Por lo cargante que es y por lo normativa y plasta que es la corrección política, el que la transgrede parece audaz, contracorriente y fresco. Es un alivio esa prosa que se deja de mariconadas. Jim Goad transgrede la corrección y provoca porque tiene una causa. Cuando Casado es incorrecto en temas de inmigración o franquismo, le ocurre lo mismo. Siempre se provoca con una causa. La incorrección de Bodegas también la tiene. La transgresión de tanta corrección cargante alivia, desde luego. Pero es bueno negociar con ese alivio interior y no dejar de indagar a qué causa sirve para que no ocurra que, dejándonos masajear por el alivio de tanta chorrada políticamente correcta, acabemos en trincheras con malos contrabandos. No hay valentía ni audacia en decir groserías de mujeres, gitanos o inmigrantes. Hay alivio de tanta corrección cargante.

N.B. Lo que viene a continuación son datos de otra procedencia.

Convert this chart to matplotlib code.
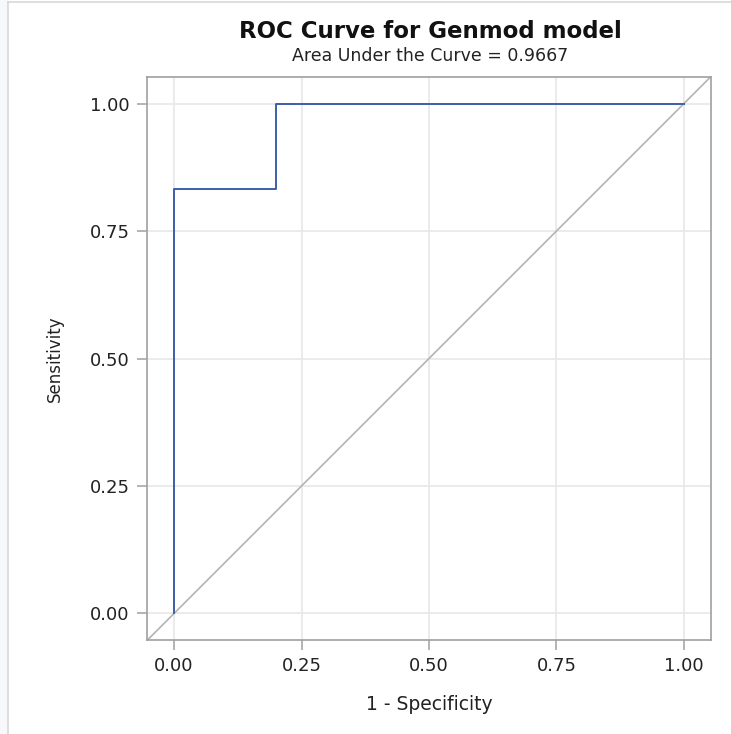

Cuando se sufre de verdad, cuando se es pobre sin trabajo o se trabaja y se sigue siendo pobre ante un jefe y unas leyes inmisericordes, la furia se puede volver sobre los devaneos de los progresistas urbanos enredados en problemas comparativamente más nimios. El populismo de extrema derecha, o de derecha «sin complejos», a veces consigue aprovechar ese desahogo de llamar a las cosas por su nombre y decir las verdades «incómodas» con que tanto «rebelde» adorna sus groserías (sea monologuista del tres al cuarto, politicastro o académico, da igual) y canaliza esa legítima y necesaria furia de los desposeídos contra el izquierdismo, contra el sistema y contra sí mismos. Diecinueve años después de publicar su Manifiesto redneck, Jim Goad votó a Trump. Y no porque cambiara ni porque sea facha.